§ **What to work on**
Retype every line from the start of the data down to and including the line with "ErrorBar, LabelList, Customized". Skip the pictures.
--------------------------------
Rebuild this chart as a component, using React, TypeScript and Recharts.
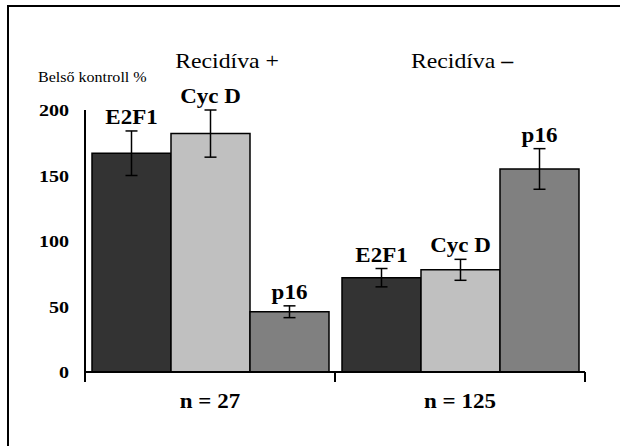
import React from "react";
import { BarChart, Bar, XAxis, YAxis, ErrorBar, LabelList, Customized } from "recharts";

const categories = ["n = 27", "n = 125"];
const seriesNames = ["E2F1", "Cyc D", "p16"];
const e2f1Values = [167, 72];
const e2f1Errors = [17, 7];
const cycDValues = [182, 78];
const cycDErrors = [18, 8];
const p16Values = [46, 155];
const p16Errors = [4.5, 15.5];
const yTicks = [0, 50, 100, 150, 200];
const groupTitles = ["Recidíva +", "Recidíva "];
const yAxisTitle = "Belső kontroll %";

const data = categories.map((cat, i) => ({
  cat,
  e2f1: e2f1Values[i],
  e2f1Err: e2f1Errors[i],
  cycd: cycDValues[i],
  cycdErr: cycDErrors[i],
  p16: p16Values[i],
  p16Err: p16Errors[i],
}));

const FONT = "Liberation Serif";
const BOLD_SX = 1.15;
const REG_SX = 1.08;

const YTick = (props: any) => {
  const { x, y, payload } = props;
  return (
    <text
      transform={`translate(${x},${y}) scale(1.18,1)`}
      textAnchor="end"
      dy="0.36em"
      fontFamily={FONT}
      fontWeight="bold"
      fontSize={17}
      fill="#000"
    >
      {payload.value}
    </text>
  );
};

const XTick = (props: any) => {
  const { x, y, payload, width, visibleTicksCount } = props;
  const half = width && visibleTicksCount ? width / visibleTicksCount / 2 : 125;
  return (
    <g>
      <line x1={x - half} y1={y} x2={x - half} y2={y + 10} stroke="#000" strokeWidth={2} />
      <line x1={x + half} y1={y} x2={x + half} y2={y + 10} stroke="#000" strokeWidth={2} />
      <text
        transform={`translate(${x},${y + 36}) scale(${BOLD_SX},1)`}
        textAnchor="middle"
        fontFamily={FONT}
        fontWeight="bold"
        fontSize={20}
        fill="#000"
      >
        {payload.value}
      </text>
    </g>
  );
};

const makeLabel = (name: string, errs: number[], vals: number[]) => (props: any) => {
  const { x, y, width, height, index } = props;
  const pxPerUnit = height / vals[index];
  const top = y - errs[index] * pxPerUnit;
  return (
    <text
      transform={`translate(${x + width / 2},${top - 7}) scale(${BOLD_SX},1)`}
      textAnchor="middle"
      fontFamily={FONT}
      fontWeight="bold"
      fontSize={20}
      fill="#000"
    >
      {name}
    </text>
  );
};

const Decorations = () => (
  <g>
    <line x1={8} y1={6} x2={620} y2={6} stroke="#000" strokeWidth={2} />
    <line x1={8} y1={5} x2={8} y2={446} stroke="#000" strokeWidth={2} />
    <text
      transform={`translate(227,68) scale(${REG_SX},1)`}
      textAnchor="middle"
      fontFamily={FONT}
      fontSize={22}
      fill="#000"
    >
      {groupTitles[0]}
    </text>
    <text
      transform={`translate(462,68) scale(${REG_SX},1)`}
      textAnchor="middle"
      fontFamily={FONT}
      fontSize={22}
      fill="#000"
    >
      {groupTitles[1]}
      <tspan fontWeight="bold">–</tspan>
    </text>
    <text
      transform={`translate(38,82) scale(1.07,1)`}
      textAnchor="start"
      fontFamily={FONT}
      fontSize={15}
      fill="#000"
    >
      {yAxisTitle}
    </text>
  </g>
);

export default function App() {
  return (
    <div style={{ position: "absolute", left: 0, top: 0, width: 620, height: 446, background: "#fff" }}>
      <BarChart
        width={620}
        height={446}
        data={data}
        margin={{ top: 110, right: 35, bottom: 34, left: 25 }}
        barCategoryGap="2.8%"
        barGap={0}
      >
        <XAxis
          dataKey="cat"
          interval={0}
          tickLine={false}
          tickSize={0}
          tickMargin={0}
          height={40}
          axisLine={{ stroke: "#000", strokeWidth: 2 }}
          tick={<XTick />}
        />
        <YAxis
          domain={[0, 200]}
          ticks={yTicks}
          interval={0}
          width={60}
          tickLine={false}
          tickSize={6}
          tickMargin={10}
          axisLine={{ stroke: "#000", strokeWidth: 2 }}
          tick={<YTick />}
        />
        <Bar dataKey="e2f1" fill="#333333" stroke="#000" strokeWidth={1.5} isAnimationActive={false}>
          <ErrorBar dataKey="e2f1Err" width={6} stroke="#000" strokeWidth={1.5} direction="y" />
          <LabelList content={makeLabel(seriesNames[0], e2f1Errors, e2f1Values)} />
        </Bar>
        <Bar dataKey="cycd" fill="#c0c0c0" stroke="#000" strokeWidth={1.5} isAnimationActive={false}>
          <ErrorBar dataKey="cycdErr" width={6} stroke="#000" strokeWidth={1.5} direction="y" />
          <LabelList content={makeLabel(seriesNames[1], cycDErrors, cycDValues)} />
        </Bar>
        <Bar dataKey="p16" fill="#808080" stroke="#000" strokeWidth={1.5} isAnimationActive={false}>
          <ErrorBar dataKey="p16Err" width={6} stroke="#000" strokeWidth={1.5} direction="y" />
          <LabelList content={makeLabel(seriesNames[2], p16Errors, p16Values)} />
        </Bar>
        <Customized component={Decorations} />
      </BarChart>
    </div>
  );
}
--------------------------------
§ **Task solution**
Rebuild this chart as a component, using React, TypeScript and Recharts.
import React from "react";
import { BarChart, Bar, XAxis, YAxis, ErrorBar, LabelList, Customized } from "recharts";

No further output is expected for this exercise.